#### YOUR INSTRUCTIONS:
Transcribe each line of the material as it is, and drop any picture.

#### PROVIDED RECORDS:
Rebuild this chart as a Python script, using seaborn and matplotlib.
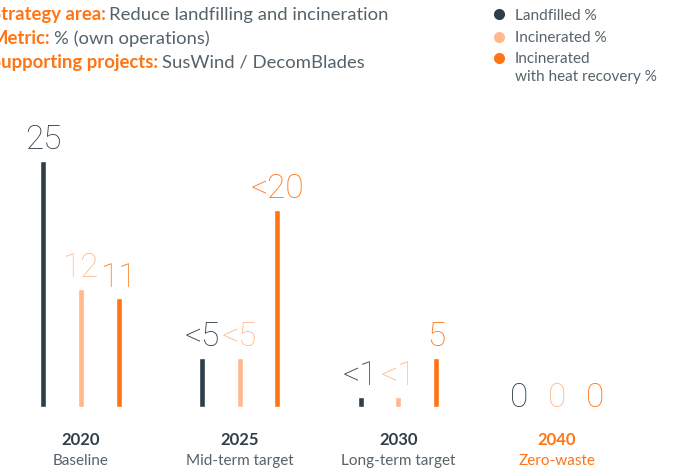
import pandas as pd
import matplotlib.pyplot as plt
import seaborn as sns

years = ["2020", "2025", "2030", "2040"]
stages = ["Baseline", "Mid-term target", "Long-term target", "Zero-waste"]
series = ["Landfilled %", "Incinerated %", "Incinerated\nwith heat recovery %"]

landfilled = [25, 5, 1, 0]
incinerated = [12, 5, 1, 0]
heat_recovery = [11, 20, 5, 0]

landfilled_labels = ["25", "<5", "<1", "0"]
incinerated_labels = ["12", "<5", "<1", "0"]
heat_recovery_labels = ["11", "<20", "5", "0"]

header_keys = ["Strategy area:", "Metric:", "Supporting projects:"]
header_values = ["Reduce landfilling and incineration", "% (own operations)", "SusWind / DecomBlades"]

colors = ["#2e3f49", "#ffb98d", "#ff7516"]
dark = "#2e3f49"
orange = "#ff7516"
grey = "#56626a"

df = pd.DataFrame({
    "year": years * 3,
    "series": [s for s in series for _ in years],
    "value": landfilled + incinerated + heat_recovery,
    "label": landfilled_labels + incinerated_labels + heat_recovery_labels,
})

sns.set_theme(style="white")
plt.rcParams["font.family"] = ["Lato", "DejaVu Sans"]

W, H = 681, 470
fig = plt.figure(figsize=(W / 100, H / 100), dpi=100)

# main axes placed so that groups sit where the reference has them
ax = fig.add_axes([1.65 / W, 63.3 / H, 634.8 / W, 295.2 / H])
sns.barplot(
    data=df, x="year", y="value", hue="series", hue_order=series,
    palette=colors, width=0.7125, gap=0.84, saturation=1,
    legend=False, ax=ax,
)
ax.set_xlim(-0.5, 3.5)
ax.set_ylim(0, 30)
ax.set_xlabel("")
ax.set_ylabel("")
ax.set_xticks([])
ax.set_yticks([])
sns.despine(ax=ax, left=True, bottom=True)

# value labels above the bars
for container, s in zip(ax.containers, series):
    sub = df[df["series"] == s]
    color = colors[series.index(s)]
    for bar, val, lab in zip(container.patches, sub["value"], sub["label"]):
        xc = bar.get_x() + bar.get_width() / 2
        y = val + 1.2 if val > 0 else 0
        ax.text(xc, y, lab, ha="center", va="baseline", fontsize=24,
                family=["Roboto", "Lato", "DejaVu Sans"],
                fontweight="light", color=color, clip_on=False)

# group labels under the axis
for i, (yr, st) in enumerate(zip(years, stages)):
    c = orange if yr == "2040" else dark
    c2 = orange if yr == "2040" else grey
    ax.text(i, -0.129, yr, transform=ax.get_xaxis_transform(), ha="center",
            va="baseline", fontsize=12, fontweight="bold", color=c)
    ax.text(i, -0.197, st, transform=ax.get_xaxis_transform(), ha="center",
            va="baseline", fontsize=11, color=c2)

# overlay in pixel coordinates for header and legend
ov = fig.add_axes([0, 0, 1, 1], facecolor="none")
ov.set_xlim(0, W)
ov.set_ylim(H, 0)
ov.axis("off")

for k, (key, val) in enumerate(zip(header_keys, header_values)):
    yb = 20 + 24 * k
    t = ov.text(-9, yb, key, fontsize=13.3, fontweight="bold", color=orange,
                va="baseline", ha="left")
    ov.annotate(val, xy=(1, 0), xycoords=t, xytext=(2.5, 0),
                textcoords="offset points", fontsize=13.3, color=grey,
                va="bottom", ha="left")

legend_y = [14, 36.5, 57.5]
for c, s, yy in zip(colors, series, legend_y):
    ov.scatter([499], [yy], s=64, color=c, linewidths=0)
    ov.text(515, yy - 5.5, s, fontsize=11, color=grey, va="top",
            ha="left", linespacing=1.38)

fig.savefig("out.png", dpi=100)
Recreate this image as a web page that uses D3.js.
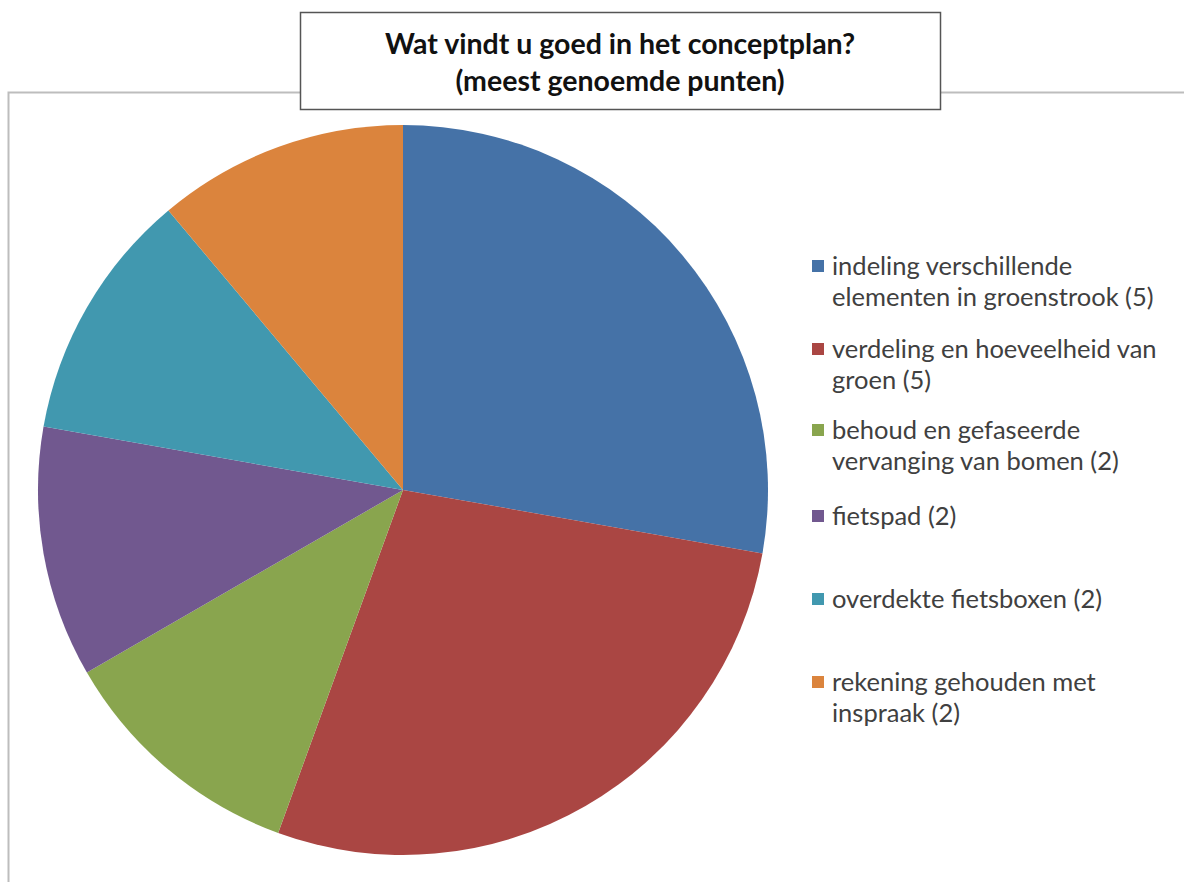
<!DOCTYPE html>
<html>
<head>
<meta charset="utf-8">
<script src="https://cdn.jsdelivr.net/npm/d3@7"></script>
<style>
  body { margin: 0; background: #fff; }
  svg { display: block; }
</style>
</head>
<body>
<div id="chart"></div>
<script>
// data
const labels = [
    ["indeling verschillende", "elementen in groenstrook (5)"],
    ["verdeling en hoeveelheid van", "groen (5)"],
    ["behoud en gefaseerde", "vervanging van bomen (2)"],
    ["fietspad (2)"],
    ["overdekte fietsboxen (2)"],
    ["rekening gehouden met", "inspraak (2)"]
];
const values = [5, 5, 2, 2, 2, 2];
const colors = ["#4572A7", "#AA4643", "#89A54E", "#71588F", "#4198AF", "#DB843D"];
const titleLines = ["Wat vindt u goed in het conceptplan?", "(meest genoemde punten)"];

const width = 1184, height = 882;

const svg = d3.select("#chart")
    .append("svg")
    .attr("width", width)
    .attr("height", height);

// outer chart frame (only left + top visible)
svg.append("path")
    .attr("d", "M8.5," + height + " V92.5 H" + width)
    .attr("fill", "none")
    .attr("stroke", "#bdbdbd")
    .attr("stroke-width", 2);

// pie
const cx = 403, cy = 490, radius = 365;
const pie = d3.pie().sort(null).value(d => d);
const arc = d3.arc().innerRadius(0).outerRadius(radius);

const g = svg.append("g")
    .attr("transform", "translate(" + cx + "," + cy + ")");

g.selectAll("path")
    .data(pie(values))
    .enter()
    .append("path")
    .attr("d", arc)
    .attr("fill", (d, i) => colors[i]);

// title box
svg.append("rect")
    .attr("x", 300.5)
    .attr("y", 12.5)
    .attr("width", 640)
    .attr("height", 97)
    .attr("fill", "#fff")
    .attr("stroke", "#555")
    .attr("stroke-width", 1.5);

svg.append("g")
    .selectAll("text")
    .data(titleLines)
    .enter()
    .append("text")
    .attr("x", 620)
    .attr("y", (d, i) => 54 + i * 37)
    .attr("text-anchor", "middle")
    .style("font-family", "Lato, 'Noto Sans', sans-serif")
    .style("font-weight", "bold")
    .style("font-size", "28.5px")
    .attr("fill", "#111")
    .text(d => d);

// legend
const legendY = [266, 349, 430, 516, 599, 682];
const legend = svg.append("g");

const item = legend.selectAll("g")
    .data(labels)
    .enter()
    .append("g")
    .attr("transform", (d, i) => "translate(812," + legendY[i] + ")");

item.append("rect")
    .attr("x", 0)
    .attr("y", -6)
    .attr("width", 12)
    .attr("height", 12)
    .attr("fill", (d, i) => colors[i]);

item.selectAll("text")
    .data(d => d)
    .enter()
    .append("text")
    .attr("x", 20)
    .attr("y", (d, j) => 9 + j * 31)
    .style("font-family", "Lato, 'Noto Sans', sans-serif")
    .style("font-size", "25.5px")
    .attr("fill", "#404040")
    .text(d => d);
</script>
</body>
</html>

#### SOLVED PROBLEM:
Rebuild this chart as a Python script, using seaborn and matplotlib.
import pandas as pd
import matplotlib.pyplot as plt
import seaborn as sns

years = ["2020", "2025", "2030", "2040"]
stages = ["Baseline", "Mid-term target", "Long-term target", "Zero-waste"]
series = ["Landfilled %", "Incinerated %", "Incinerated\nwith heat recovery %"]

landfilled = [25, 5, 1, 0]
incinerated = [12, 5, 1, 0]
heat_recovery = [11, 20, 5, 0]

landfilled_labels = ["25", "<5", "<1", "0"]
incinerated_labels = ["12", "<5", "<1", "0"]
heat_recovery_labels = ["11", "<20", "5", "0"]

header_keys = ["Strategy area:", "Metric:", "Supporting projects:"]
header_values = ["Reduce landfilling and incineration", "% (own operations)", "SusWind / DecomBlades"]

colors = ["#2e3f49", "#ffb98d", "#ff7516"]
dark = "#2e3f49"
orange = "#ff7516"
grey = "#56626a"

df = pd.DataFrame({
    "year": years * 3,
    "series": [s for s in series for _ in years],
    "value": landfilled + incinerated + heat_recovery,
    "label": landfilled_labels + incinerated_labels + heat_recovery_labels,
})

sns.set_theme(style="white")
plt.rcParams["font.family"] = ["Lato", "DejaVu Sans"]

W, H = 681, 470
fig = plt.figure(figsize=(W / 100, H / 100), dpi=100)

# main axes placed so that groups sit where the reference has them
ax = fig.add_axes([1.65 / W, 63.3 / H, 634.8 / W, 295.2 / H])
sns.barplot(
    data=df, x="year", y="value", hue="series", hue_order=series,
    palette=colors, width=0.7125, gap=0.84, saturation=1,
    legend=False, ax=ax,
)
ax.set_xlim(-0.5, 3.5)
ax.set_ylim(0, 30)
ax.set_xlabel("")
ax.set_ylabel("")
ax.set_xticks([])
ax.set_yticks([])
sns.despine(ax=ax, left=True, bottom=True)

# value labels above the bars
for container, s in zip(ax.containers, series):
    sub = df[df["series"] == s]
    color = colors[series.index(s)]
    for bar, val, lab in zip(container.patches, sub["value"], sub["label"]):
        xc = bar.get_x() + bar.get_width() / 2
        y = val + 1.2 if val > 0 else 0
        ax.text(xc, y, lab, ha="center", va="baseline", fontsize=24,
                family=["Roboto", "Lato", "DejaVu Sans"],
                fontweight="light", color=color, clip_on=False)

# group labels under the axis
for i, (yr, st) in enumerate(zip(years, stages)):
    c = orange if yr == "2040" else dark
    c2 = orange if yr == "2040" else grey
    ax.text(i, -0.129, yr, transform=ax.get_xaxis_transform(), ha="center",
            va="baseline", fontsize=12, fontweight="bold", color=c)
    ax.text(i, -0.197, st, transform=ax.get_xaxis_transform(), ha="center",
            va="baseline", fontsize=11, color=c2)

# overlay in pixel coordinates for header and legend
ov = fig.add_axes([0, 0, 1, 1], facecolor="none")
ov.set_xlim(0, W)
ov.set_ylim(H, 0)
ov.axis("off")

for k, (key, val) in enumerate(zip(header_keys, header_values)):
    yb = 20 + 24 * k
    t = ov.text(-9, yb, key, fontsize=13.3, fontweight="bold", color=orange,
                va="baseline", ha="left")
    ov.annotate(val, xy=(1, 0), xycoords=t, xytext=(2.5, 0),
                textcoords="offset points", fontsize=13.3, color=grey,
                va="bottom", ha="left")

legend_y = [14, 36.5, 57.5]
for c, s, yy in zip(colors, series, legend_y):
    ov.scatter([499], [yy], s=64, color=c, linewidths=0)
    ov.text(515, yy - 5.5, s, fontsize=11, color=grey, va="top",
            ha="left", linespacing=1.38)

fig.savefig("out.png", dpi=100)
Recreate this image as a web page that uses D3.js.
<!DOCTYPE html>
<html>
<head>
<meta charset="utf-8">
<script src="https://cdn.jsdelivr.net/npm/d3@7"></script>
<style>
  body { margin: 0; background: #fff; }
  svg { display: block; }
</style>
</head>
<body>
<div id="chart"></div>
<script>
// data
const labels = [
    ["indeling verschillende", "elementen in groenstrook (5)"],
    ["verdeling en hoeveelheid van", "groen (5)"],
    ["behoud en gefaseerde", "vervanging van bomen (2)"],
    ["fietspad (2)"],
    ["overdekte fietsboxen (2)"],
    ["rekening gehouden met", "inspraak (2)"]
];
const values = [5, 5, 2, 2, 2, 2];
const colors = ["#4572A7", "#AA4643", "#89A54E", "#71588F", "#4198AF", "#DB843D"];
const titleLines = ["Wat vindt u goed in het conceptplan?", "(meest genoemde punten)"];

const width = 1184, height = 882;

const svg = d3.select("#chart")
    .append("svg")
    .attr("width", width)
    .attr("height", height);

// outer chart frame (only left + top visible)
svg.append("path")
    .attr("d", "M8.5," + height + " V92.5 H" + width)
    .attr("fill", "none")
    .attr("stroke", "#bdbdbd")
    .attr("stroke-width", 2);

// pie
const cx = 403, cy = 490, radius = 365;
const pie = d3.pie().sort(null).value(d => d);
const arc = d3.arc().innerRadius(0).outerRadius(radius);

const g = svg.append("g")
    .attr("transform", "translate(" + cx + "," + cy + ")");

g.selectAll("path")
    .data(pie(values))
    .enter()
    .append("path")
    .attr("d", arc)
    .attr("fill", (d, i) => colors[i]);

// title box
svg.append("rect")
    .attr("x", 300.5)
    .attr("y", 12.5)
    .attr("width", 640)
    .attr("height", 97)
    .attr("fill", "#fff")
    .attr("stroke", "#555")
    .attr("stroke-width", 1.5);

svg.append("g")
    .selectAll("text")
    .data(titleLines)
    .enter()
    .append("text")
    .attr("x", 620)
    .attr("y", (d, i) => 54 + i * 37)
    .attr("text-anchor", "middle")
    .style("font-family", "Lato, 'Noto Sans', sans-serif")
    .style("font-weight", "bold")
    .style("font-size", "28.5px")
    .attr("fill", "#111")
    .text(d => d);

// legend
const legendY = [266, 349, 430, 516, 599, 682];
const legend = svg.append("g");

const item = legend.selectAll("g")
    .data(labels)
    .enter()
    .append("g")
    .attr("transform", (d, i) => "translate(812," + legendY[i] + ")");

item.append("rect")
    .attr("x", 0)
    .attr("y", -6)
    .attr("width", 12)
    .attr("height", 12)
    .attr("fill", (d, i) => colors[i]);

item.selectAll("text")
    .data(d => d)
    .enter()
    .append("text")
    .attr("x", 20)
    .attr("y", (d, j) => 9 + j * 31)
    .style("font-family", "Lato, 'Noto Sans', sans-serif")
    .style("font-size", "25.5px")
    .attr("fill", "#404040")
    .text(d => d);
</script>
</body>
</html>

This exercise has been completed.